The Northern Cape High Court in Kimberley has cleared a man who served over 17 years in prison after he was sentenced to life in prison for allegedly killing his father in July 2004.
George Robertson was 24-years-old when he was sentenced in April 2006.
He was sentenced to life imprisonment for murder and 10 years imprisonment for robbery with aggravating circumstances.
His sentencing came after he was found guilty of murder with the direct intention to kill his father, Werner Rolf Heinze, on July 22, 2004.
The trial court found that his father reduced his son’s benefits because he stole from his business.
It was also heard that after the murder, he allegedly stole his father’s vehicle and set it alight.
During the trial, it was said that there was substantial evidence that he had been planning to kill his father for two years prior to his execution.
Eight days after his sentence, on May 2, 2006, he brought a handwritten application for condonation and leave to appeal. Unfortunately, the documents went missing in the registrar’s office, and he was directed to file another appeal.
He filed another appeal in October 2006.
Ten years later, in March 2016, his matter had still not been heard and he wrote to the Supreme Court of Appeal (SCA) complaining about the delay of his appeal.
His appeal was eventually heard in September 2017, and the court reasoned that his application had no merit and dismissed it.
Unhappy with the outcome, Robertson successfully petitioned the SCA and was granted another hearing by a full court, which was heard in February 2023.

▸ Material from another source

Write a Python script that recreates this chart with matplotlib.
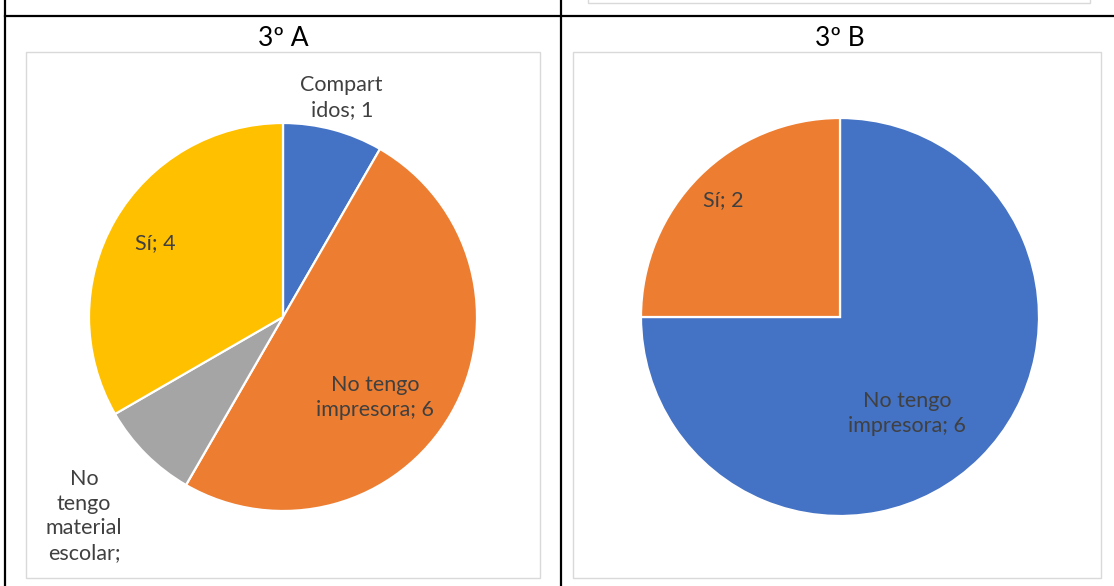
import matplotlib
matplotlib.use("Agg")
import numpy as np
import matplotlib.pyplot as plt
from matplotlib.patches import Rectangle

plt.rcParams['font.family'] = ['Lato', 'DejaVu Sans']

# datos 3º A
cats_a = ["Compartidos", "No tengo impresora", "No tengo material escolar", "Sí"]
vals_a = [1, 6, 1, 4]
labels_a = ["Compart\nidos; 1", "No tengo\nimpresora; 6", "No\ntengo\nmaterial\nescolar;", "Sí; 4"]
colors_a = ["#4472C4", "#ED7D31", "#A5A5A5", "#FFC000"]
dist_a = [1.17, 0.63, 1.45, 0.76]
giro_a = [0, -11, 0, 0]

# datos 3º B
cats_b = ["No tengo impresora", "Sí"]
vals_b = [6, 2]
labels_b = ["No tengo\nimpresora; 6", "Sí; 2"]
colors_b = ["#4472C4", "#ED7D31"]
dist_b = [0.59, 0.83]
giro_b = [-10, 0]

W, H = 1114, 586
fig = plt.figure(figsize=(W / 100, H / 100), dpi=100)

def px_rect(x0, y0, x1, y1):
    # caja en pixeles (origen arriba a la izquierda) -> coords de figura
    return [x0 / W, 1 - y1 / H, (x1 - x0) / W, (y1 - y0) / H]

def add_line(x0, y0, x1, y1, color="black", lw=1.6):
    fig.add_artist(plt.Line2D([x0 / W, x1 / W], [1 - y0 / H, 1 - y1 / H],
                              color=color, lw=lw, transform=fig.transFigure))

def add_box(x0, y0, x1, y1, color="#D9D9D9"):
    fig.add_artist(Rectangle((x0 / W, 1 - y1 / H), (x1 - x0) / W, (y1 - y0) / H,
                             fill=False, edgecolor=color, lw=1.0, transform=fig.transFigure))

# tabla
add_line(5, 16, W, 16)
add_line(5, 0, 5, H)
add_line(561, 0, 561, H)
add_box(588, -5, 1090, 3)

# marcos de los graficos
add_box(26, 52, 540, 578)
add_box(573, 52, 1101, 578)

fig.text(283 / W, 1 - 38 / H, "3º A", ha="center", va="center", fontsize=19, color="black")
fig.text(840 / W, 1 - 38 / H, "3º B", ha="center", va="center", fontsize=19, color="black")

def draw_pie(cx, cy, r, vals, labels, colors, dists, giros):
    ax = fig.add_axes(px_rect(cx - r, cy - r, cx + r, cy + r))
    wedges, _ = ax.pie(vals, colors=colors, startangle=90, counterclock=False,
                       radius=1, wedgeprops=dict(edgecolor="white", linewidth=1.6))
    ax.set_xlim(-1, 1)
    ax.set_ylim(-1, 1)
    ax.set_aspect("equal")
    ax.axis("off")
    for w, lab, d, g in zip(wedges, labels, dists, giros):
        mid = np.deg2rad((w.theta1 + w.theta2) / 2 + g)
        ax.text(d * np.cos(mid), d * np.sin(mid), lab, ha="center", va="center",
                fontsize=15.5, color="#404040", linespacing=1.3, clip_on=False)
    return ax

draw_pie(283, 317, 194, vals_a, labels_a, colors_a, dist_a, giro_a)
draw_pie(840, 317, 199, vals_b, labels_b, colors_b, dist_b, giro_b)

fig.savefig("out.png", dpi=100)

During the new hearing, Judge J Williams, who delivered the judgment, said the conviction and the sentence imposed on Robertson were an infringement on his rights to a fair trial, including a fair appeal.
Williams said records of the trial proceedings were inadequate as some documents were missing and some recordings were inaudible because there was a mechanical breakdown in the recording.
The judge said evidence from 13 witnesses could not be retrieved or reconstructed.
"This, in my view, creates a major stumbling block in accepting the available record as adequate to adjudicate the appeal properly,” Williams said.
Williams also said there was a long delay in the hearing of the appeal.
“No explanation could be given for the delay in the prosecution of this appeal, despite the appellant’s endeavours over the years to have his appeal heard.
‘The delay is not only regrettable, but for the appellant, who has been incarcerated since his arrest during 2004, the inordinate delay in finalising this matter has infringed upon his right.”
The judge said the only evidence available before them that could possibly connect Robertson to the murder was that of Betty van Wyk, who testified that Robertson expressed his desire to kill his father two years prior to the murder.
“This incident, so remote in time to the murder of the deceased, in my view does not constitute sufficient circumstantial evidence to dispel any reasonable doubt as to the guilt of the appellant as far as the murder charge is concerned,” said Williams.
Robertson’s convictions and sentence were set aside.